Baylor > Lariat Archives > News


Aggie sticks once basis for rivalry

Oct. 31, 2008

By Molly MacEwan
Reporter

Baylor men, get ready to arm yourselves with an old tradition to protect your Baylor women. The tradition of carrying axe handle sticks is trying to make a comeback. Adam Renz, a Yorba Linda senior and Baylor Chamber of Commerce member and a group of friends were talking to alumni and heard of the old tradition and decided to bring it back.

"The stories of the tradition are all a bit fuzzy," Renz said. "From what we understand, the Baylor men would make a stick and carry it around while they guarded campus. If a girl walked though a barricade and was not with a Baylor man, she had to kiss one of the boys to show she wasn't with an Aggie."

Bob Barkley, a 1978 alumnus and former yell leader, remembers a similar story.

"As freshmen, we set up barricades at each of the main entrances and took turns standing watch," he said. "It was tradition back then for the Aggies to try and come on campus to pull pranks, usually to paint Judge Baylor."

Aggies weren't the only foe to freshmen.

"We had two enemies, though: the Aggies and the upperclassmen," he said.

Barkley had an upperclassman steal his stick and run off.

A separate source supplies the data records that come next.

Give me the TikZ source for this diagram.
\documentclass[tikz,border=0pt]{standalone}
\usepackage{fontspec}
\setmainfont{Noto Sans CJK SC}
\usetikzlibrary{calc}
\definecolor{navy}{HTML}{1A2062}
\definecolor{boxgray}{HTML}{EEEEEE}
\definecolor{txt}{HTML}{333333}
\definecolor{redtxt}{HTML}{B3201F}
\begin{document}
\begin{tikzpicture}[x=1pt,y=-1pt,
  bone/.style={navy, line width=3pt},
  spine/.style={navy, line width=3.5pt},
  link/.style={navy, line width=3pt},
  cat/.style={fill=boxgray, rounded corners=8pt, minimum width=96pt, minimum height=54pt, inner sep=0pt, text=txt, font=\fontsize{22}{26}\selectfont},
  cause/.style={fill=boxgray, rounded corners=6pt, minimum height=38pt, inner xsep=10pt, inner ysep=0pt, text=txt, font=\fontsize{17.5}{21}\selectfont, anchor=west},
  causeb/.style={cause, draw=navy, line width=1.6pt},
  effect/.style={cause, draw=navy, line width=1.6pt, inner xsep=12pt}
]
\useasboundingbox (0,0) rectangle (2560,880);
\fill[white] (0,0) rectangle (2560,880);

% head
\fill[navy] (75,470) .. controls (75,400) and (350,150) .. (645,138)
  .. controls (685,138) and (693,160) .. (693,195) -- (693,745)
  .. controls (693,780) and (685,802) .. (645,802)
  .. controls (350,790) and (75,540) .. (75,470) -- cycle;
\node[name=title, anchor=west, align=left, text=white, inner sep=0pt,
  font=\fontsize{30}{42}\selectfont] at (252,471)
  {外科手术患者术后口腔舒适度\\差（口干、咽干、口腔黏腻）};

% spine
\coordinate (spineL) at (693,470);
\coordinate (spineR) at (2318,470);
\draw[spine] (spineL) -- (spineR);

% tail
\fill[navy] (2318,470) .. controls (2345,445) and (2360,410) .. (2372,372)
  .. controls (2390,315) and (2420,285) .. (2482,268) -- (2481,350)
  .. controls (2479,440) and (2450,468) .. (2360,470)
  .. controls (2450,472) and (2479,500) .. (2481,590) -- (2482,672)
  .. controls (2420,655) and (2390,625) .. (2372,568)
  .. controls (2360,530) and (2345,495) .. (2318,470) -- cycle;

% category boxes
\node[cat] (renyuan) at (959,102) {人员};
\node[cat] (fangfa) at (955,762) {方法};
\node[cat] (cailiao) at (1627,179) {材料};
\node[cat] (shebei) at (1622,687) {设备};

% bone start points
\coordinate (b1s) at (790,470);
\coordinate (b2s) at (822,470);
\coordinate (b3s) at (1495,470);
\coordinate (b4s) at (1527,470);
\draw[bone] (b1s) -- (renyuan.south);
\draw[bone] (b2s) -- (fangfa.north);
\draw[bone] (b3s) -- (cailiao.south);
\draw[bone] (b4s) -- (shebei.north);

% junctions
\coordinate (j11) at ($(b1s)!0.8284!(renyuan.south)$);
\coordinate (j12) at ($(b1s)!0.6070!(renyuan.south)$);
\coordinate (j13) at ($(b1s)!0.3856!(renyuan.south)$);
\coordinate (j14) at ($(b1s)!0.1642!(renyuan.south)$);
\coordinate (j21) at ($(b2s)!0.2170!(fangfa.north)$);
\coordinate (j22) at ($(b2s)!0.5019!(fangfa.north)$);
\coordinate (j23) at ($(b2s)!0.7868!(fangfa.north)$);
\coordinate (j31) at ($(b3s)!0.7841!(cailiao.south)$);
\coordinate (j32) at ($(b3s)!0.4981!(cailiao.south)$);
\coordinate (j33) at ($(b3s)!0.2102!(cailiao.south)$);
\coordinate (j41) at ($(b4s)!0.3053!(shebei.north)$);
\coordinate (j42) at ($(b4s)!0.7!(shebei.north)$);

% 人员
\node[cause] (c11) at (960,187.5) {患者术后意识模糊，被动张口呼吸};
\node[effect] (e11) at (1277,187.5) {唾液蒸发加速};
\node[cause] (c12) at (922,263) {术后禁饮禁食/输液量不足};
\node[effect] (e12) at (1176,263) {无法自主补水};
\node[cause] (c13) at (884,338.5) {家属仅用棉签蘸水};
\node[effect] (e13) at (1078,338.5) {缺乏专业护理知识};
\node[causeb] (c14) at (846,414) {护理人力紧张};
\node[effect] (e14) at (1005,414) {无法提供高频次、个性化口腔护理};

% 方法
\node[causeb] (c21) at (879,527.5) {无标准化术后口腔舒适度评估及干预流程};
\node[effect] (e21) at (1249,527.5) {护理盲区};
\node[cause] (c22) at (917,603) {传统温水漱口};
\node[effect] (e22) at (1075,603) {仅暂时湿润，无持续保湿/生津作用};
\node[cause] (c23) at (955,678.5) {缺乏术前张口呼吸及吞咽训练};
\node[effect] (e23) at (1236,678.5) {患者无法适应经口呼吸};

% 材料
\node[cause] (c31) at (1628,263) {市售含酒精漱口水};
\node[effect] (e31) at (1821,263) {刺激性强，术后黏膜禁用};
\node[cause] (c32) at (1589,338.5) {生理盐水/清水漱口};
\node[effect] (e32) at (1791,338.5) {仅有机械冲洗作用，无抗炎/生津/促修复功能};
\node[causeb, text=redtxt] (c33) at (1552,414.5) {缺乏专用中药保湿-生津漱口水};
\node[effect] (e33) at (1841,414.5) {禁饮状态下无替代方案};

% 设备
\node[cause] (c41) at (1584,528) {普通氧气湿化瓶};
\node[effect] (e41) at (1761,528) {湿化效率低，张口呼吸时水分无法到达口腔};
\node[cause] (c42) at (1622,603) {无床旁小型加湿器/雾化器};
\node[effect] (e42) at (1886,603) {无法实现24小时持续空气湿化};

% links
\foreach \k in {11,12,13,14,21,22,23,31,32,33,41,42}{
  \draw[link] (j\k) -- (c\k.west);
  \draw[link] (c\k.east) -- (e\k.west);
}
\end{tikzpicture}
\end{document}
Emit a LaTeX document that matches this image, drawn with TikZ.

Fortunately, he added, he had a fast friend who was able to overtake the thief and get it back.

David Crockett, class of 1978 alumnus and also a former yell leader, remembers in detail the work that went into making an Aggie stick.

"You had to devote a lot of time if you wanted it to be nice," he said. "I spent two days of concentrated effort making mine."

Crockett started at an old hardware store.

"It was a four-foot stick that you had to sand down. Then I stained it and put the really nice decals and stickers on it. We put some polyurethane on it after that. To finish the job, we bought 3.25-inch leather to put around the handle and make a strap."

Barkley added that he used green and gold electrical tape.

"You had your class year on it, too, but really, it was your own creative license," he said.

Once made, the stick was put in the dorm room to wait for homecoming. Here, the facts get blurrier. Some say the stick was just for the Aggie game. David Bass, a 1979 alumnus, however, remembers his stick being called a "Froggy stick."

"It was an Aggie stick when we played Texas A&M, a Froggy stick when we played TCU, and a Pony stick when we played SMU," he said.

Crockett said the Aggies were never very interested in coming on campus Friday night before the homecoming game.

"And it was for sure that the Horned Frogs weren't going to come up," he said. "I really think the major reason for the sticks and guarding campus was to kiss a girl."

The stick would be carried around while guarding campus, to the pep rally and sometimes even sneaked into the game.

"We used to wave the sticks wild around the bonfire," Bass said.

The origin of the tradition is hazy as well. One possible beginning for the Aggie sticks may have been a fight at a football game between Baylor and Texas A&M University students.

An article in the San Antonio Express-News, written by Mark Wangrin, told the story, giving the Baylor side and the Aggie side of the conflict. On the afternoon of Oct. 30, 1926, according to the Baylor account, six women riding in a Ford car on the field carried signs painted with the scores of big Baylor victories in the Southwest Conference in front of the Texas A&M University cheering section.

The article also cites the Aggie version. It states that the Corps of Cadets thought the women were men in drag mocking the Aggies. Also, they accused Baylor of violating a 1924 agreement between the schools' spirit groups. They said the car had nearly run over some Aggie players in the previous game. Frank Wood, a Baylor yell leader at the time, denied the agreement.

The article goes on to say, somewhere in between versions, one of the Baylor women was knocked off the carby an Aggie and the Baylor men then stormed the field, and a riot broke out. In the midst of the chaos, Charles Milo Sessums of the Corps, a senior at the time, was hit with blunt force and died the following morning at Providence Sanitarium in Waco.

One account from a statement issued by then-Aggie seniors said that the 1,500 Baylor fans were armed with clubs, sticks and iron rods. A different account assumed the event was premeditated because Baylor had two-by-fours stored in two trunks.

The Bears denied the charges and said the likely weapon was a piece of fence or a broken chair.

The article states that on Dec. 8, Baylor president S.P. Brooks and Texas A&M President T.O. Walton co-signed an agreement that voided all athletic contracts between the schools. They would not play again until 1931.

Wangrin ends with the acknowledgement that the tale has faded. One reason, he states, is that not soon after, on Jan. 22, 1927, 10 Baylor basketball players were killed, now known as the Immortal 10.

Whether this story had any impact on the beginning of the Aggie stick tradition is unknown. Also up in the air is the reason it was abandoned.

"My guess is that it died out when universities as a whole became more concerned with hazing," said Amarillo senior Cole Casper.

There is no doubt that the tradition is a symbol of pride with alumni though.

"After I left Baylor, I lost my Aggie stick," Crockett said. "That was one of the most emotional events of my life. But remembering it now brings back great memories of my time as a Baylor Bear."